A custom level in Speedy Eggbert, with a water hazard full of piranha

It was through this experimentation that we discovered other exploits which enhanced our ability to design levels. There was a bug that made items and objects act like moving platforms, allow certain inanimate objects to become, well, animate. Elements could be combined to create new, unintended types of obstacle – for example, there was a lollipop power-up that makes Eggbert run faster and jump higher. You could use wind to create, essentially, one-way corridors. The speed boost afforded by the lollipop, however, let the player push through them, allowing for what are near-as-damnit timed entrances. You’ve got to make do with what you’ve got!

Levels were easy to share, too, saved to the “User” folder on the C drive, ready to pop on a floppy disk and whip over to a friend’s house. An infinitely expandable game that constantly rewarded our creativity and never, ever faltered. Eggbert himself was a cute little fellow, too, which immediately set our overactive imaginations into hyperdrive, coming up with a whole Eggbert cast and innumerable fake sequels and adventures. My first website (Geocities, natch) was all about Speedy Eggbert, too – no levels for download, I had no idea how to do that, but tons of fan art and written content (and a single album review of Nirvana’s “In Utero”, for some reason).
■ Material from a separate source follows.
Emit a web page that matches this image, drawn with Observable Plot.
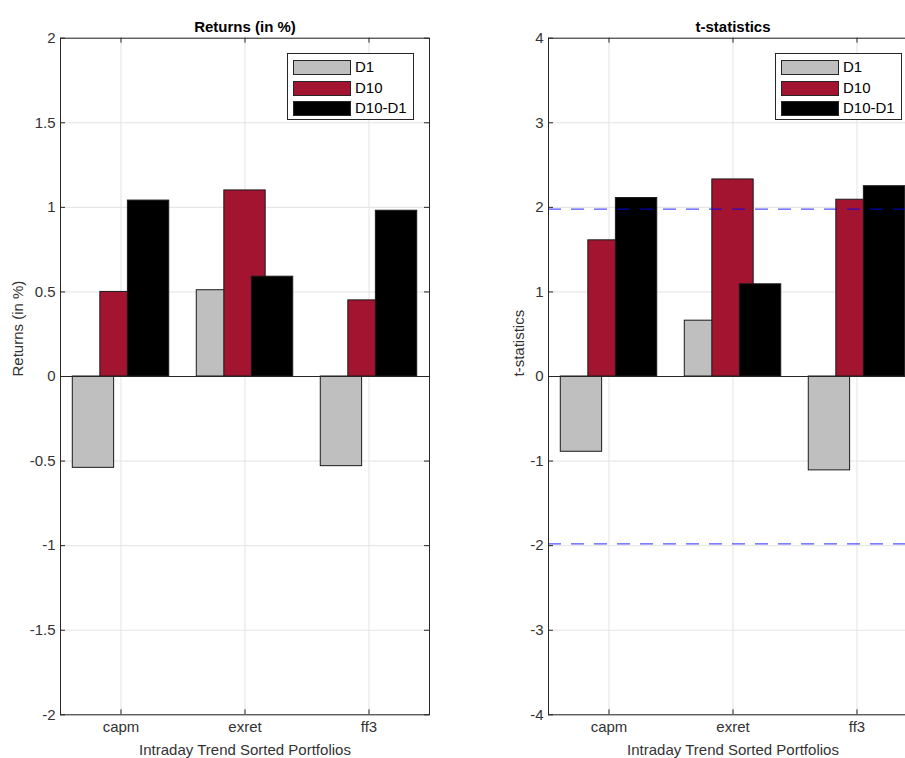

The start menu for Speedy Blupi II, the origin of the Speedy Eggbert shovelware
Speedy Blupi II: the original Eggbert (literally)

It wasn’t until much later that I discovered what the deal with Speedy Eggbert actually was. He was the mascot character starring in one of a series of games designed by Daniel Roux, the creator of Eggbert, and it turns out he wasn’t even called Eggbert. No, his true name was Blupi – he was simply renamed Eggbert by defunct shovelware publisher eGames, who put the game out on CD (along with a bunch of spyware) in the west, while the games were originally published by Epsitec. This expanded Eggbert’s – excuse me, Blupi’s – world even more. Me and my friends discovered the existence of the games Planet Blupi (RTS), Blupimania (puzzle game), Blupi At Home (edutainment) and, most excitingly, Speedy Blupi 2, a near-identical follow-up that offered basically the same ignored single-player campaign, but included a level editor with around 50% more elements to play with, all of which were similarly easy to use and exploitable. Keys! Doors! Circular saws! Wasps! Slime! Everything I could ever have wished for and much, much more! Speedy Blupi 2 was the most important game of my youth.

Delightfully, all of the Blupi games are currently freely available, legally, from the resurrected blupi.org, hosted as ISO files. I’d recommend Speedy Blupi and its sequel to anyone with kids even vaguely interested in level design – it couldn’t be simpler to get started and (touch wood) I had no issue getting the game running on Windows 11. It goes to show that the games which inspire creativity and community are the ones that mean the most to you. Even if they did only score 4% in PC Gamer.